The Sustainable Accounting Standards Board (SSAB), which divides companies into 77 industries, has released an updated Climate Risk Technical Bulletin to help companies better understand how they can disclose climate risk in a manner that provides investors with helpful information.
The report, which confirms that 68 of 77 industries are affected by climate risk, climate change is a sustainability issue that is “both ubiquitous and differentiated—and thus presents unique risks and opportunities for companies and investors.” The 2021 edition of this bulletin provides an overview of SASB’s approach to climate-related financial disclosure.
SASB’s Climate Risk Technical Bulletin is designed to help investors better understand, measure, and manage their exposure to climate-related risks and opportunities.
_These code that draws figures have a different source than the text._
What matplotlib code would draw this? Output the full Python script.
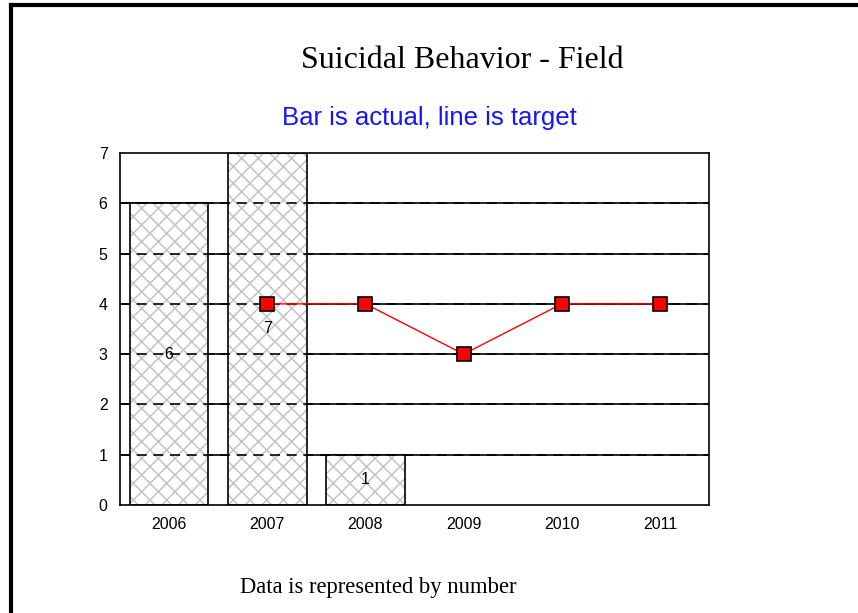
import matplotlib.pyplot as plt
import numpy as np
from matplotlib.lines import Line2D

years = ['2006', '2007', '2008', '2009', '2010', '2011']
actual = [6, 7, 1, np.nan, np.nan, np.nan]
target = [np.nan, 4, 4, 3, 4, 4]
y_ticks = [0, 1, 2, 3, 4, 5, 6, 7]

plt.rcParams['hatch.linewidth'] = 1.1

fig = plt.figure(figsize=(8.58, 6.13), dpi=100)
ax = fig.add_axes([0.1399, 0.1762, 0.6865, 0.5742])

x = np.arange(len(years))
has_bar = ~np.isnan(actual)
vals = np.array(actual)[has_bar]
xb = x[has_bar]

# solid grid behind the bars, dashed grid drawn again on top of them
for y in y_ticks[1:-1]:
    ax.axhline(y, color='black', lw=1.2, zorder=1)

ax.bar(xb, vals, 0.8, color='white', edgecolor='#c4c4c4', hatch='xx',
       linewidth=0, zorder=2)
ax.bar(xb, vals, 0.8, fill=False, edgecolor='black', linewidth=1.2, zorder=3)

for y in y_ticks[1:-1]:
    ax.axhline(y, color='black', lw=1.2, ls=(0, (6, 4)), zorder=2.5)

for xi, v in zip(xb, vals):
    ax.text(xi, v / 2, f'{int(v)}', ha='center', va='center', fontsize=11.5,
            family='Liberation Sans', zorder=4)

ax.plot(x, target, color='red', lw=1, marker='s', markersize=10,
        markerfacecolor='red', markeredgecolor='black', markeredgewidth=1.2,
        zorder=5)

ax.set_xlim(-0.5, len(years) - 0.5)
ax.set_ylim(0, 7)
ax.set_xticks(x)
ax.set_xticklabels(years)
ax.set_yticks(y_ticks)
ax.tick_params(length=0, labelsize=11.5, pad=9)
for lab in ax.get_xticklabels() + ax.get_yticklabels():
    lab.set_family('Liberation Sans')
for s in ax.spines.values():
    s.set_linewidth(1.2)

fig.text(0.539, 0.902, 'Suicidal Behavior - Field', ha='center', va='center',
         fontsize=23, family='Liberation Serif')
fig.text(0.5, 0.807, 'Bar is actual, line is target', ha='center', va='center',
         fontsize=18.5, color='#1414ff', family='Liberation Sans')
fig.text(0.441, 0.041, 'Data is represented by number', ha='center', va='center',
         fontsize=16.3, family='Liberation Serif')

# page frame: top and left edges
fig.add_artist(Line2D([0.0123, 1.0], [0.9918, 0.9918], color='black', lw=3,
                      transform=fig.transFigure))
fig.add_artist(Line2D([0.0123, 0.0123], [0.0, 0.9918], color='black', lw=3,
                      transform=fig.transFigure))

fig.savefig('out.png', dpi=100)
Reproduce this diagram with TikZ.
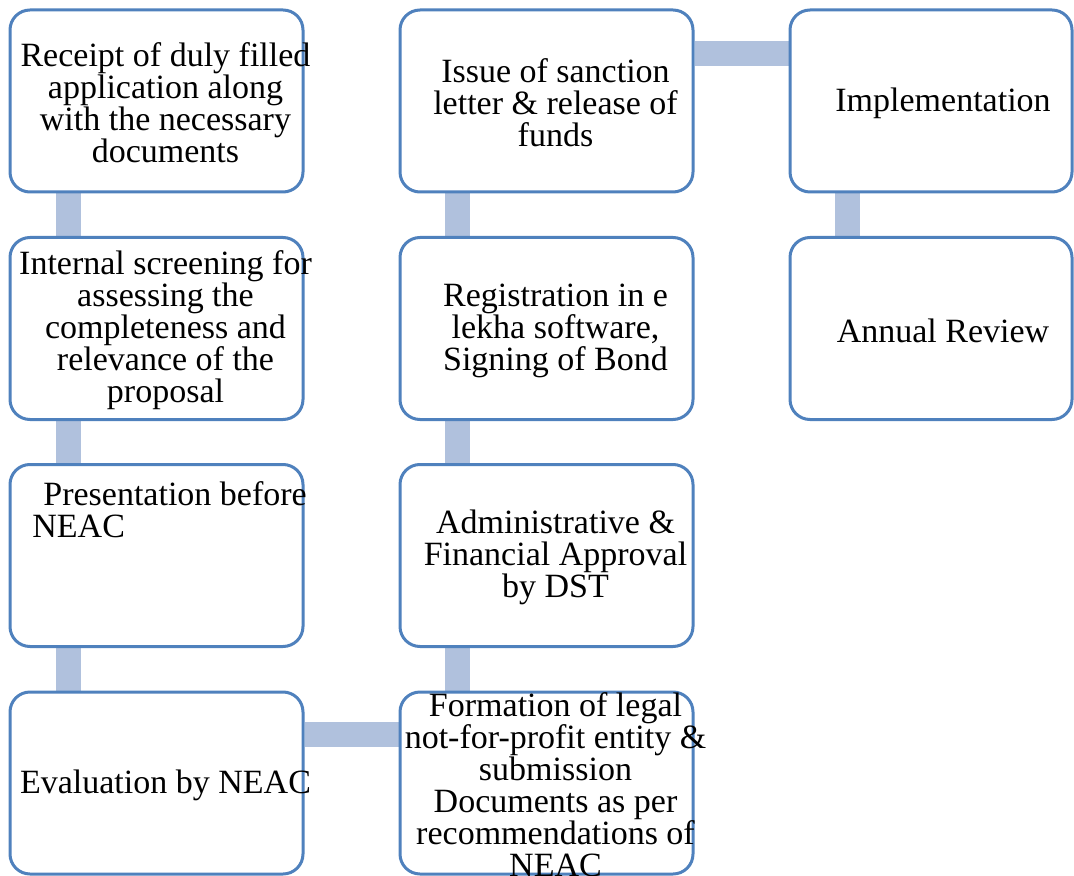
\documentclass[tikz,border=0pt]{standalone}
\usepackage{fontspec}
\setmainfont{Liberation Serif}
\usetikzlibrary{backgrounds}
\definecolor{boxblue}{HTML}{4F81BD}
\definecolor{linkblue}{HTML}{B0C1DD}
\tikzstyle{box} = [draw=boxblue, line width=1.5pt, rounded corners=10pt, fill=white, minimum width=146.5pt, minimum height=91pt, inner sep=0pt]
\tikzstyle{txt} = [font=\fontsize{17}{16}\selectfont, align=center, inner sep=0pt, xshift=4.5pt, yshift=-1pt]
\tikzstyle{link} = [draw=linkblue, line width=12.5pt]

\begin{document}
\begin{tikzpicture}[x=0.5pt, y=-0.5pt]
        \useasboundingbox (0,0) rectangle (1074,876);

        % first column
        \node[box](receipt) at (156.5,101) {};
        \node[box](screening) at (156.5,328.5) {};
        \node[box](presentation) at (156.5,555.5) {};
        \node[box](evaluation) at (156.5,783) {};

        % second column
        \node[box](sanction) at (546.5,101) {};
        \node[box](registration) at (546.5,328.5) {};
        \node[box](approval) at (546.5,555.5) {};
        \node[box](formation) at (546.5,783) {};

        % third column
        \node[box, minimum width=141pt](implementation) at (931,101) {};
        \node[box, minimum width=141pt](review) at (931,328.5) {};

        % texts
        \node[txt](t-receipt) at (receipt) {Receipt of duly filled \\ application along \\ with the necessary \\ documents};
        \node[txt](t-screening) at (screening) {Internal screening for \\ assessing the \\ completeness and \\ relevance of the \\ proposal};
        \node[font=\fontsize{17}{16}\selectfont, align=left, inner sep=0pt, anchor=north west](t-presentation) at (32,481) {\hspace*{5.5pt}Presentation before \\ NEAC};
        \node[txt](t-evaluation) at (evaluation) {Evaluation by NEAC};
        \node[txt](t-sanction) at (sanction) {Issue of sanction \\ letter \& release of \\ funds};
        \node[txt](t-registration) at (registration) {Registration in e \\ lekha software, \\ Signing of Bond};
        \node[txt](t-approval) at (approval) {Administrative \& \\ Financial Approval \\ by DST};
        \node[txt](t-formation) at (formation) {Formation of legal \\ not-for-profit entity \& \\ submission \\ Documents as per \\ recommendations of \\ NEAC};
        \node[txt, xshift=1.5pt](t-implementation) at (implementation) {Implementation};
        \node[txt, xshift=1.5pt](t-review) at (review) {Annual Review};

        \begin{scope}[on background layer]
            \draw[link] ([xshift=29.75pt]receipt.south west) -- ([xshift=29.75pt]screening.north west);
            \draw[link] ([xshift=29.75pt]screening.south west) -- ([xshift=29.75pt]presentation.north west);
            \draw[link] ([xshift=29.75pt]presentation.south west) -- ([xshift=29.75pt]evaluation.north west);
            \draw[link] ([yshift=-21.75pt]evaluation.north east) -- ([yshift=-21.75pt]formation.north west);
            \draw[link] ([xshift=29.5pt]formation.north west) -- ([xshift=29.5pt]approval.south west);
            \draw[link] ([xshift=29.5pt]approval.north west) -- ([xshift=29.5pt]registration.south west);
            \draw[link] ([xshift=29.5pt]registration.north west) -- ([xshift=29.5pt]sanction.south west);
            \draw[link] ([yshift=-22.5pt]sanction.north east) -- ([yshift=-22.5pt]implementation.north west);
            \draw[link] ([xshift=29.5pt]implementation.south west) -- ([xshift=29.5pt]review.north west);
        \end{scope}
    \end{tikzpicture}
\end{document}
The research finds that climate change is likely to materially affect nearly every industry, but manifests differently in each one. The report argues that investors can’t simply diversify away from climate risk; “instead they must focus on managing it—and on encouraging portfolio companies to manage it—in all its forms.”
To this end, the bulletin includes an analysis of the systematic nature of climate risk, a climate-focused view of the SASB Materiality Map broken down by climate risk type (physical, transition, regulatory), a breakdown of financial impact channels by industry, an overview of current disclosure practices, and a full table of SASB’s climate-related metrics and associated risks across 77 industries.
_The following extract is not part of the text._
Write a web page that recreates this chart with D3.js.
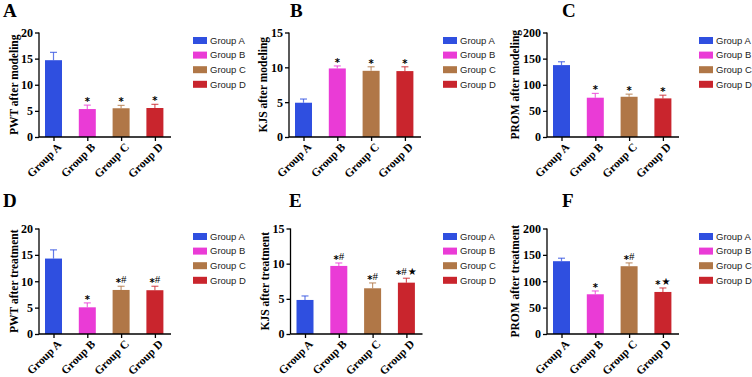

The movement to better understand and more effectively manage climate risk in investment portfolios continues to gain momentum among a broad swath of the global investment community. The report indicates that 631 investors with US$37 trillion in assets under management, have publicly called on international governments to raise their climate ambitions, suggesting that the impacts they anticipate under the current trajectory are “of great concern for investors, as global warming at that scale would have large and detrimental impacts on global economies, society, and investment portfolios, now and into the future.”
The report concludes that:
“With the increasingly sophisticated tools and information that have begun to emerge, addressing climate risk in capital markets can no longer be viewed as a zero-sum game. A healthy climate and a healthy global economy can and should be mutually supportive— not an exercise in maximizing today’s financial returns at the expense of tomorrow’s. By pushing for more effective and efficient pricing of climate risks across the financial system, investors have the opportunity to create sustainable, long-term value for themselves and their portfolio companies, while building a more resilient economy for the world at large.”
The SASB, based in San Francisco, California, is an independent nonprofit organization that sets standards to guide the disclosure of financially material sustainability information by companies to their investors. SASB Standards identify the subset of environmental, social, and governance (ESG) issues most relevant to financial performance in 77 industries.